CAMAGÜEY.- Cuando rompió el alba, el 11 de octubre de 1868, la población camagüeyana despertó bajo el ir y venir de las tropas colonialistas españolas. Las iglesias y plazas eran tomadas como puntos estratégicos para reducir cualquier insurrección semejante a la ocurrida en Bayamo, un día antes. Se vivía un estado de excepción, dictado por el teniente gobernador, Julián de Mena ¿evitaría otro alzamiento? Pues el cuatro de noviembre, una partida de audaces jinetes se dirigían a Las Clavellinas para responder al oficial español.
Alrededor de las siete de la mañana, unos 76 montaraces, acordaron darse cita a unos 13 kilómetros al norte de la entonces Villa de Santa María del Puerto del Príncipe, en el paso del río Saramaguacán conocido como Las Clavellinas. Allí los conspiradores se dirigieron al ingenio El Cercado, con el propósito de oficializar la entrada en la que pasaría a la historia como la Guerra de los Diez Años.
El fracaso de la Junta de Información, en abril de 1867, patentizó que la independencia era necesaria. España no realizaría concesiones ni reformas para cambiar la situación de la Isla. Por eso, la maquinaria libertaria comenzó a moverse por el comité de Bayamo, las conspiraciones en las logias masónicas, como la del Gran Oriente cubano y la Tínima, y las voluntades de los patriotas, conformadas sobre todo por hacendados, profesionales y otras personalidades.
AL GALOPE, POR LA PATRIA
En un artículo dedicado al acontecimiento, la historiadora, Elda Cento Gómez, refiere que después del alzamiento de San Francisco de Jucaral, encabezado por Joaquín de Agüero y Agüero.
“(…) los camagüeyanos habían vuelto a dar pasos concretos en la organización de una conspiración contra el poder colonial desde 1866”.
Explica la especialista cómo los revolucionarios de este territorio creían que no se debía iniciar la lucha hasta que no existieran recursos y voluntades que la respaldaran. Aunque el sentimiento libertario era común, no había una acción unitaria que concretara esos deseos.

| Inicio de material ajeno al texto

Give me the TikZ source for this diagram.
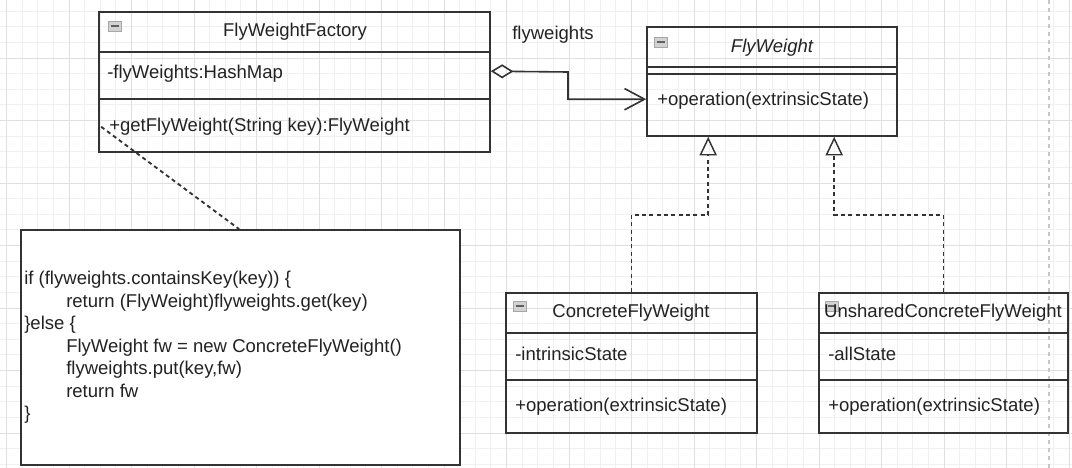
\documentclass[tikz,border=0pt]{standalone}
\usepackage{fontspec}
\setmainfont{Liberation Sans}
\usetikzlibrary{arrows.meta,fit,calc}
\definecolor{edge}{HTML}{333333}
\definecolor{gmin}{HTML}{F0F0F0}
\definecolor{gmaj}{HTML}{E0E0E0}
\definecolor{ink}{HTML}{222222}
\begin{document}
\begin{tikzpicture}[x=0.75pt,y=-0.75pt,
  txt/.style={font=\fontsize{13.9}{16.9}\selectfont, inner sep=0pt, text=ink},
  cls/.style={draw=edge, line width=1.2pt, inner sep=0pt},
  sepline/.style={draw=edge, line width=1.2pt},
  agg/.style={draw=edge, line width=1.2pt, {Diamond[open,length=17pt,width=10.5pt]}-{Straight Barb[length=15pt,width=16pt]}},
  real/.style={draw=edge, line width=1.4pt, dash pattern=on 3pt off 2.5pt, -{Triangle[open,length=14pt,width=13pt,line width=1.1pt]}},
  notelink/.style={draw=edge, line width=1.4pt, dash pattern=on 3pt off 2.5pt},
  icon/.pic={\draw[draw=gray!70, fill=gray!35, line width=0.5pt] (0,0) rectangle (13,10);
             \draw[gray!75!black, line width=1.4pt] (2.5,5) -- (10.5,5);}
]
\useasboundingbox (0,0) rectangle (1072,468);
% grid
\begin{scope}
\clip (0,0) rectangle (1072,468);
\foreach \i in {0,...,69} \draw[gmin, line width=0.75pt] ({-9.125+\i*15.625},0) -- ++(0,468);
\foreach \j in {0,...,30} \draw[gmin, line width=0.75pt] (0,{-4.5+\j*15.625}) -- ++(1072,0);
\foreach \k in {0,...,17} \draw[gmaj, line width=0.75pt] ({6.5+\k*62.5},0) -- ++(0,468);
\foreach \k in {0,...,7} \draw[gmaj, line width=0.75pt] (0,{-4.5+\k*62.5}) -- ++(1072,0);
\end{scope}
\draw[gray!45, line width=1pt, dash pattern=on 3pt off 3pt] (1049,0) -- (1049,468);

% FlyWeightFactory
\node[cls, fit={(99,12) (490,152)}] (fac) {};
\draw[sepline] (99,52) -- (490,52);
\draw[sepline] (99,99) -- (490,99);
\pic at (108,21) {icon};
\node[txt] (facT) at (295,32) {FlyWeightFactory};
\node[txt, anchor=west] (facA) at (107,74) {-flyWeights:HashMap};
\node[txt, anchor=west] (facM) at (109,127) {+getFlyWeight(String key):FlyWeight};

% FlyWeight
\node[cls, fit={(647,27) (897,136)}] (fw) {};
\draw[sepline] (647,67) -- (897,67);
\draw[sepline] (647,74) -- (897,74);
\pic at (654,37) {icon};
\node[txt, font=\fontsize{13.9}{16.9}\selectfont\itshape] (fwT) at (772,48) {FlyWeight};
\node[txt, anchor=west] (fwM) at (657,101) {+operation(extrinsicState)};

% ConcreteFlyWeight
\node[cls, fit={(506,293) (757,433)}] (cfw) {};
\draw[sepline] (506,333) -- (757,333);
\draw[sepline] (506,380) -- (757,380);
\pic at (513,301) {icon};
\node[txt] (cfwT) at (631,313) {ConcreteFlyWeight};
\node[txt, anchor=west] (cfwA) at (515,354) {-intrinsicState};
\node[txt, anchor=west] (cfwM) at (515,407) {+operation(extrinsicState)};

% UnsharedConcreteFlyWeight
\node[cls, fit={(819,293) (1068,433)}] (ufw) {};
\draw[sepline] (819,333) -- (1068,333);
\draw[sepline] (819,380) -- (1068,380);
\pic at (825,301) {icon};
\node[txt] (ufwT) at (943,313) {UnsharedConcreteFlyWeight};
\node[txt, anchor=west] (ufwA) at (828,354) {-allState};
\node[txt, anchor=west] (ufwM) at (828,407) {+operation(extrinsicState)};

% code note
\node[draw=edge, fill=white, line width=1.3pt, inner sep=0pt, fit={(21,230) (460,465)}] (code) {};
\node[txt, anchor=west, align=left] (codeT) at (24,347.5) {%
if (flyweights.containsKey(key)) \{\\
\hspace*{31.5pt}return (FlyWeight)flyweights.get(key)\\
\}else \{\\
\hspace*{31.5pt}FlyWeight fw = new ConcreteFlyWeight()\\
\hspace*{31.5pt}flyweights.put(key,fw)\\
\hspace*{31.5pt}return fw\\
\}};

% connectors
\draw[agg] ($(fac.north east)+(0,60)$) -- (568,72) |- ($(fw.north west)+(0,73)$);
\node[txt] (aggL) at (553,35) {flyweights};
\draw[real] (cfw.north) |- ($(fw.south west)+(62,78)$) -- ($(fw.south west)+(62,0)$);
\draw[real] (ufw.north) |- ($(fw.south west)+(188,78)$) -- ($(fw.south west)+(188,0)$);
\draw[notelink] ($(fac.south west)+(3,-26)$) -- ($(code.north west)+(219,0)$);
\end{tikzpicture}
\end{document}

Cisneros, tras recibir un telegrama en La Habana de José Ramón Betancourt, que le hablaba del traslado de 1 500 rifes peabody para destruir la insurrección comenzada por Carlos Manuel de Céspedes, entendió que era imposible esperar a que mejoraran las condiciones materiales y humanas. Dio la orden de tomar esas armas para apoyar la gesta, y secundarla desde Las Clavellinas.
Según narra Rolando Rodríguez en su libro, Cuba la forja de una nación I, las huestes colonialistas se encontraban alertas y temerosas con el levantamiento en la región de Puerto Príncipe.